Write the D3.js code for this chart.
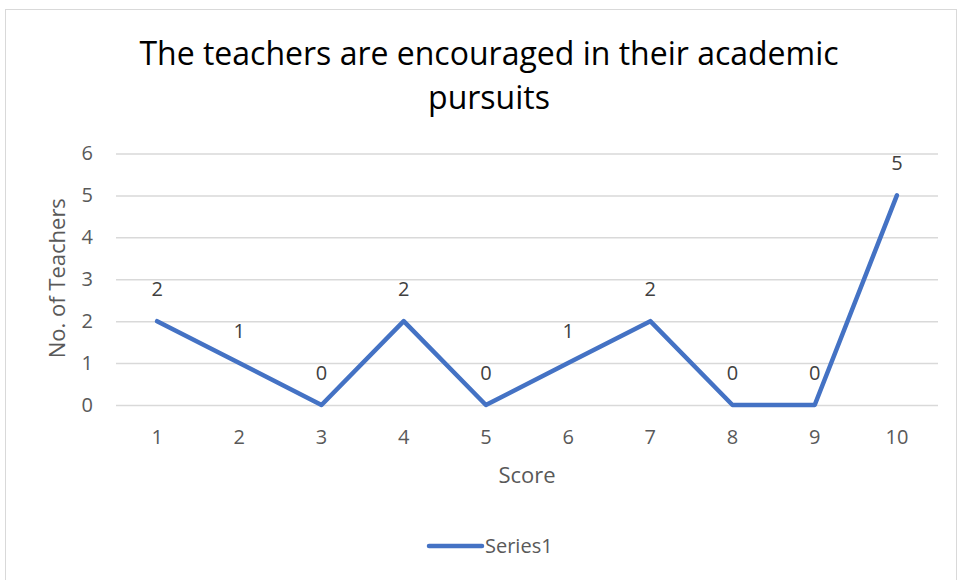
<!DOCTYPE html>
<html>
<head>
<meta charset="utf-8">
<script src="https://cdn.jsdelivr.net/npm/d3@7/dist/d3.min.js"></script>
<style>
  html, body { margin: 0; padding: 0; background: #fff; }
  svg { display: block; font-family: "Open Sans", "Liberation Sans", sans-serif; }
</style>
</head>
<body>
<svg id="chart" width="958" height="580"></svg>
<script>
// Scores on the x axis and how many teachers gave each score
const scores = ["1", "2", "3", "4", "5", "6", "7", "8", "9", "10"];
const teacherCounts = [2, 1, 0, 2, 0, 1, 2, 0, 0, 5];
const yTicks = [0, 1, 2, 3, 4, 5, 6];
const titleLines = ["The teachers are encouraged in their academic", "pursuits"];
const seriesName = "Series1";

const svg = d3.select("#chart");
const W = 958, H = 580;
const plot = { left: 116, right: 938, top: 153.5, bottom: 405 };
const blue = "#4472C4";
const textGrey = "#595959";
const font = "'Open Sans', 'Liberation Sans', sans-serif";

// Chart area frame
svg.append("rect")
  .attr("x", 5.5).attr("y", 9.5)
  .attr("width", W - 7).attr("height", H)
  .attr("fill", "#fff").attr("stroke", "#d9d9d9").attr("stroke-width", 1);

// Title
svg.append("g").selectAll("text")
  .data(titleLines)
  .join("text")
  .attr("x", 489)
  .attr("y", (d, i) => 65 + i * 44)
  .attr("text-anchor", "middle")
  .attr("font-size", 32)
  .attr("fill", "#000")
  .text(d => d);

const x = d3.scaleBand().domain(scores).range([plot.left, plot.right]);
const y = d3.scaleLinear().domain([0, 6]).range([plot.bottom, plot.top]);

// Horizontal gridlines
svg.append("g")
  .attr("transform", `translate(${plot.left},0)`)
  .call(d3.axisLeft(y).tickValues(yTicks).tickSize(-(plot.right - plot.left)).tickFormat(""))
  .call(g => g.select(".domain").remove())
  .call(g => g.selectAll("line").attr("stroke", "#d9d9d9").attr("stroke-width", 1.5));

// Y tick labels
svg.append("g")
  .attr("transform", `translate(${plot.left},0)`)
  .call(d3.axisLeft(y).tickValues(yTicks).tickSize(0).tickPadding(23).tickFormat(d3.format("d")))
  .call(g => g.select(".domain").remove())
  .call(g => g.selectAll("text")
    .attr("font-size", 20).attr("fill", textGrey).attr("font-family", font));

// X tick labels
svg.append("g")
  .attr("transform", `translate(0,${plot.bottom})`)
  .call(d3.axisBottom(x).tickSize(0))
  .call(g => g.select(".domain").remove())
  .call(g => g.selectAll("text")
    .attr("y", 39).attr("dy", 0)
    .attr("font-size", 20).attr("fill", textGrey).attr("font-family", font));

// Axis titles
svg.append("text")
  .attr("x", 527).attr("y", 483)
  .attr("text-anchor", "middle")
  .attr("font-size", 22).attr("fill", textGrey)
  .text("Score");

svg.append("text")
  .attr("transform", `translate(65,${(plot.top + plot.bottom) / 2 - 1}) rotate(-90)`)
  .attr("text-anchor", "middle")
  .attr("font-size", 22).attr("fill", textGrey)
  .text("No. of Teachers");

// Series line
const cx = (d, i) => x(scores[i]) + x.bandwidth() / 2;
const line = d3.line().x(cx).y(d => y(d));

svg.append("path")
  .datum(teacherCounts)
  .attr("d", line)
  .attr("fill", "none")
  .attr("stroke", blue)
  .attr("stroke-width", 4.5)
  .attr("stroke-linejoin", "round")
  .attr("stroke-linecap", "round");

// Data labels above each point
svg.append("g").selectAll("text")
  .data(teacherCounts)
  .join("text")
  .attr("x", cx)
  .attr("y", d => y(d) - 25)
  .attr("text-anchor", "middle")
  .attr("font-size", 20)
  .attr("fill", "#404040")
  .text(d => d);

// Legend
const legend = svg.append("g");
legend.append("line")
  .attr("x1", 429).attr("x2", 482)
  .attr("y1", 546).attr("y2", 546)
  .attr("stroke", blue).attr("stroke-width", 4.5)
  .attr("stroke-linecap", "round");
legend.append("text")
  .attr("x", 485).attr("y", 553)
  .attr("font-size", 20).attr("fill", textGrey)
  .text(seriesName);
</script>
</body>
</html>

-*-

• **WORK TO COMPLETE**: Your task is to reproduce all of the material exactly. The pictures stay out.

• **FULL RESPONSE**:
Write the D3.js code for this chart.
<!DOCTYPE html>
<html>
<head>
<meta charset="utf-8">
<script src="https://cdn.jsdelivr.net/npm/d3@7/dist/d3.min.js"></script>
<style>
  html, body { margin: 0; padding: 0; background: #fff; }
  svg { display: block; font-family: "Open Sans", "Liberation Sans", sans-serif; }
</style>
</head>
<body>
<svg id="chart" width="958" height="580"></svg>
<script>
// Scores on the x axis and how many teachers gave each score
const scores = ["1", "2", "3", "4", "5", "6", "7", "8", "9", "10"];
const teacherCounts = [2, 1, 0, 2, 0, 1, 2, 0, 0, 5];
const yTicks = [0, 1, 2, 3, 4, 5, 6];
const titleLines = ["The teachers are encouraged in their academic", "pursuits"];
const seriesName = "Series1";

const svg = d3.select("#chart");
const W = 958, H = 580;
const plot = { left: 116, right: 938, top: 153.5, bottom: 405 };
const blue = "#4472C4";
const textGrey = "#595959";
const font = "'Open Sans', 'Liberation Sans', sans-serif";

// Chart area frame
svg.append("rect")
  .attr("x", 5.5).attr("y", 9.5)
  .attr("width", W - 7).attr("height", H)
  .attr("fill", "#fff").attr("stroke", "#d9d9d9").attr("stroke-width", 1);

// Title
svg.append("g").selectAll("text")
  .data(titleLines)
  .join("text")
  .attr("x", 489)
  .attr("y", (d, i) => 65 + i * 44)
  .attr("text-anchor", "middle")
  .attr("font-size", 32)
  .attr("fill", "#000")
  .text(d => d);

const x = d3.scaleBand().domain(scores).range([plot.left, plot.right]);
const y = d3.scaleLinear().domain([0, 6]).range([plot.bottom, plot.top]);

// Horizontal gridlines
svg.append("g")
  .attr("transform", `translate(${plot.left},0)`)
  .call(d3.axisLeft(y).tickValues(yTicks).tickSize(-(plot.right - plot.left)).tickFormat(""))
  .call(g => g.select(".domain").remove())
  .call(g => g.selectAll("line").attr("stroke", "#d9d9d9").attr("stroke-width", 1.5));

// Y tick labels
svg.append("g")
  .attr("transform", `translate(${plot.left},0)`)
  .call(d3.axisLeft(y).tickValues(yTicks).tickSize(0).tickPadding(23).tickFormat(d3.format("d")))
  .call(g => g.select(".domain").remove())
  .call(g => g.selectAll("text")
    .attr("font-size", 20).attr("fill", textGrey).attr("font-family", font));

// X tick labels
svg.append("g")
  .attr("transform", `translate(0,${plot.bottom})`)
  .call(d3.axisBottom(x).tickSize(0))
  .call(g => g.select(".domain").remove())
  .call(g => g.selectAll("text")
    .attr("y", 39).attr("dy", 0)
    .attr("font-size", 20).attr("fill", textGrey).attr("font-family", font));

// Axis titles
svg.append("text")
  .attr("x", 527).attr("y", 483)
  .attr("text-anchor", "middle")
  .attr("font-size", 22).attr("fill", textGrey)
  .text("Score");

svg.append("text")
  .attr("transform", `translate(65,${(plot.top + plot.bottom) / 2 - 1}) rotate(-90)`)
  .attr("text-anchor", "middle")
  .attr("font-size", 22).attr("fill", textGrey)
  .text("No. of Teachers");

// Series line
const cx = (d, i) => x(scores[i]) + x.bandwidth() / 2;
const line = d3.line().x(cx).y(d => y(d));

svg.append("path")
  .datum(teacherCounts)
  .attr("d", line)
  .attr("fill", "none")
  .attr("stroke", blue)
  .attr("stroke-width", 4.5)
  .attr("stroke-linejoin", "round")
  .attr("stroke-linecap", "round");

// Data labels above each point
svg.append("g").selectAll("text")
  .data(teacherCounts)
  .join("text")
  .attr("x", cx)
  .attr("y", d => y(d) - 25)
  .attr("text-anchor", "middle")
  .attr("font-size", 20)
  .attr("fill", "#404040")
  .text(d => d);

// Legend
const legend = svg.append("g");
legend.append("line")
  .attr("x1", 429).attr("x2", 482)
  .attr("y1", 546).attr("y2", 546)
  .attr("stroke", blue).attr("stroke-width", 4.5)
  .attr("stroke-linecap", "round");
legend.append("text")
  .attr("x", 485).attr("y", 553)
  .attr("font-size", 20).attr("fill", textGrey)
  .text(seriesName);
</script>
</body>
</html>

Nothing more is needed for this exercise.